Thursday, May 30, 2019

[Presentation] 13th ISSDP Conference, Paris - The impacts of drug testing in Philippine schools

On May 24, 2019, as part of the 13th Conference of the International Society for the Study of Drug Policy (ISSDP) in Paris, France, I presented a paper entitled "The impacts of drug testing in Philippine schools". A policy analysis informed by key informant interviews, government documents, and public discourse, I highlighted the harms of this policy - to the students, to the schools, and to society at large. 

I concluded my presentation with three major points:

- Random drug testing (RDT) poses a risk for students, requires financial and human resources  from the school system, and perpetuates the idea that society must be ‘drug-free’

- RDT in Philippine schools has persisted over the past two decades because of its largely uncritical acceptance by government agencies, as well as the social and political efficacies of supporting (or acquiescing) to it.

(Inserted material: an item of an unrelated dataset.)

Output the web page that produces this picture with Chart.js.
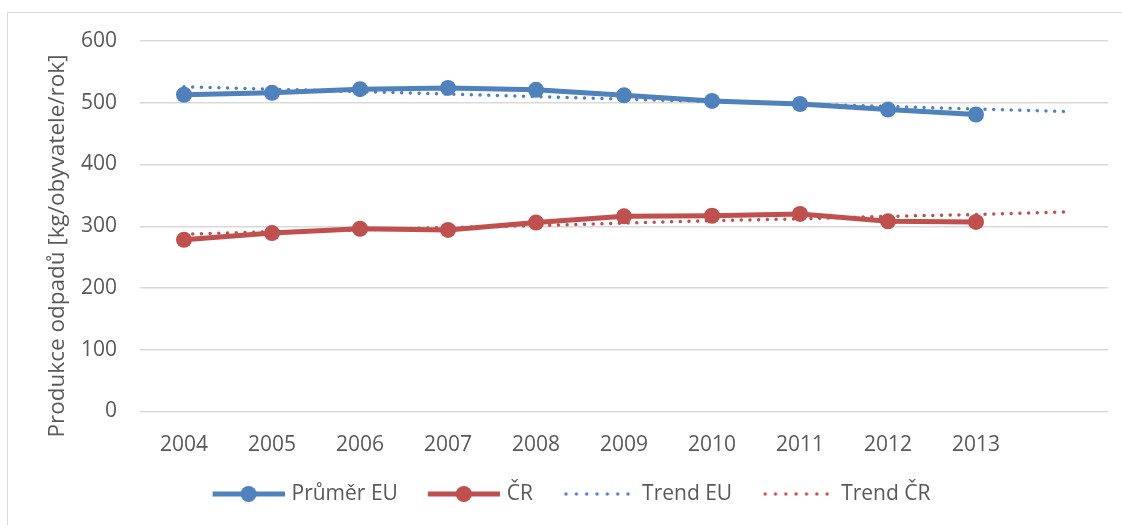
<!DOCTYPE html>
<html lang="cs">
<head>
<meta charset="utf-8">
<title>Produkce odpadů</title>
<script src="https://cdn.jsdelivr.net/npm/chart.js@4/dist/chart.umd.min.js"></script>
<style>
  html, body { margin: 0; padding: 0; background: #fff; }
  #wrap { width: 1122px; height: 525px; }
</style>
</head>
<body>
<div id="wrap"><canvas id="odpadyChart"></canvas></div>
<script>
// roky (poslední pozice je prázdná kvůli prodloužení trendu)
const roky = ['2004', '2005', '2006', '2007', '2008', '2009', '2010', '2011', '2012', '2013', ''];

// produkce komunálního odpadu [kg/obyvatele/rok]
const prumerEU = [513, 516, 522, 524, 521, 512, 503, 498, 489, 481, null];
const cr = [278, 289, 296, 294, 306, 316, 317, 320, 308, 307, null];

// lineární trendy včetně jednoho roku dopředu
const trendEU = [526, 522, 518, 514, 510, 506, 502, 498, 494, 490, 486];
const trendCR = [287, 291, 294, 298, 301, 305, 309, 312, 316, 319, 323];

const yTicks = [0, 100, 200, 300, 400, 500, 600];
const yNazev = 'Produkce odpadů [kg/obyvatele/rok]';

const MODRA = '#4F81BD';
const CERVENA = '#C0504D';
const SEDA_TEXT = '#595959';
const SEDA_MRIZKA = '#D9D9D9';
const FONT = "'Open Sans', 'Liberation Sans', sans-serif";

// ikonky do legendy - čára s kolečkem nebo tečkovaná čára
function legendaCara(barva) {
    const c = document.createElement('canvas');
    c.width = 81; c.height = 20;
    const ctx = c.getContext('2d');
    ctx.strokeStyle = barva;
    ctx.lineWidth = 5;
    ctx.beginPath();
    ctx.moveTo(8.75, 10);
    ctx.lineTo(81, 10);
    ctx.stroke();
    ctx.fillStyle = barva;
    ctx.beginPath();
    ctx.arc(44.75, 10, 8, 0, Math.PI * 2);
    ctx.fill();
    return c;
}

function legendaTecky(barva) {
    const c = document.createElement('canvas');
    c.width = 81; c.height = 20;
    const ctx = c.getContext('2d');
    ctx.fillStyle = barva;
    for (let i = 0; i < 7; i++) {
        ctx.beginPath();
        ctx.arc(11.75 + i * 10.33, 10, 1.7, 0, Math.PI * 2);
        ctx.fill();
    }
    return c;
}

// rámeček kolem celého grafu + popis osy y
const ramecek = {
    id: 'ramecek',
    beforeDraw(chart) {
        const ctx = chart.ctx;
        ctx.save();
        ctx.fillStyle = '#fff';
        ctx.fillRect(0, 0, chart.width, chart.height);
        ctx.strokeStyle = SEDA_MRIZKA;
        ctx.lineWidth = 1;
        ctx.strokeRect(7.5, 12.5, chart.width + 20, chart.height + 20);
        ctx.restore();
    },
    afterDraw(chart) {
        const ctx = chart.ctx;
        ctx.save();
        ctx.translate(58, 246);
        ctx.rotate(-Math.PI / 2);
        ctx.fillStyle = SEDA_TEXT;
        ctx.font = '22.5px ' + FONT;
        ctx.textAlign = 'center';
        ctx.textBaseline = 'middle';
        ctx.fillText(yNazev, 0, 0);
        ctx.restore();
    }
};

const reseniTrendu = {
    borderWidth: 3.5,
    borderDash: [0.01, 8.7],
    borderCapStyle: 'round',
    pointRadius: 0,
    pointHoverRadius: 0,
    fill: false,
    tension: 0
};

const config = {
    type: 'line',
    data: {
        labels: roky,
        datasets: [
            {
                label: 'Průměr EU',
                data: prumerEU,
                borderColor: MODRA,
                backgroundColor: MODRA,
                borderWidth: 5,
                pointRadius: 8,
                pointBorderWidth: 0,
                pointStyle: 'circle',
                legendIkona: legendaCara(MODRA)
            },
            {
                label: 'ČR',
                data: cr,
                borderColor: CERVENA,
                backgroundColor: CERVENA,
                borderWidth: 5,
                pointRadius: 8,
                pointBorderWidth: 0,
                legendIkona: legendaCara(CERVENA)
            },
            Object.assign({
                label: 'Trend EU',
                data: trendEU,
                borderColor: MODRA,
                backgroundColor: MODRA,
                legendIkona: legendaTecky(MODRA)
            }, reseniTrendu),
            Object.assign({
                label: 'Trend ČR',
                data: trendCR,
                borderColor: CERVENA,
                backgroundColor: CERVENA,
                legendIkona: legendaTecky(CERVENA)
            }, reseniTrendu)
        ]
    },
    options: {
        responsive: true,
        maintainAspectRatio: false,
        animation: false,
        layout: {
            padding: { left: 30, right: 14, top: 41, bottom: 10.5 }
        },
        scales: {
            x: {
                offset: true,
                grid: { display: false, drawTicks: false },
                border: { display: false },
                ticks: {
                    color: SEDA_TEXT,
                    font: { family: FONT, size: 21 },
                    padding: 21,
                    maxRotation: 0,
                    autoSkip: false
                },
                afterFit(scale) {
                    scale.height = 47;
                }
            },
            y: {
                min: 0,
                max: 600,
                afterBuildTicks(scale) {
                    scale.ticks = yTicks.map(v => ({ value: v }));
                },
                afterFit(scale) {
                    scale.width = 110;
                },
                grid: { color: SEDA_MRIZKA, lineWidth: 1.5, drawTicks: false },
                border: { display: false },
                ticks: {
                    color: SEDA_TEXT,
                    font: { family: FONT, size: 21 },
                    padding: 23
                }
            }
        },
        plugins: {
            legend: {
                position: 'bottom',
                labels: {
                    color: SEDA_TEXT,
                    font: { family: FONT, size: 21 },
                    usePointStyle: true,
                    pointStyleWidth: 73.5,
                    padding: 25,
                    generateLabels(chart) {
                        return chart.data.datasets.map((ds, i) => ({
                            text: ds.label,
                            pointStyle: ds.legendIkona,
                            fillStyle: ds.borderColor,
                            strokeStyle: ds.borderColor,
                            fontColor: SEDA_TEXT,
                            lineWidth: 0,
                            hidden: false,
                            datasetIndex: i
                        }));
                    }
                }
            },
            tooltip: { enabled: false }
        }
    },
    plugins: [ramecek]
};

const odpadyChart = new Chart(document.getElementById('odpadyChart'), config);
</script>
</body>
</html>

- Beyond the killings, we need to look at other policies whose harms are more insidious - as these are ones that are more likely to persist 

This is a topic that deserves further exploration (and documentation). For more of my thoughts about it, please see a column that I wrote in January.

Wednesday, May 1, 2019

[Presentation] Columbia University, New York - Interrogating the Philippine 'Drug War'

On April 22-23, 2019, I joined a conference at the Columbia Journalism School in New York City entitled "Violence and Policing in the Philippines, Latin America, and the U.S.", where I presented some insights from historical and ethnographic studies of drugs in the Philippines.

As in previous presentations, I reiterated three main points: First, that Duterte is best seen as a continuation or escalation - not an exception - to Philippine drug policy: one that views drugs as ‘evil’ and sanctions punitive measures; second, the ethnographic picture shows that drugs are ‘useful’ in the everyday lives of young people and therefore any response must consider their socio-economic situations. 

Finally, drawing on my own research, I highlighted how anxiety and fear characterize young people’s outlooks: they view law enforcement as unfair, corrupt, and hypocritical. 

The conference offered various perspectives from Colombia, Mexico, Brazil, US - as well as various voices from the Philippines. Hopefully, a kind of engagement that finds value in Philippines-Latin America comparisons and collaborations will continue. And so will the work that documents and challenges the violent drug policies in the Philippines as well as the conditions that enable them.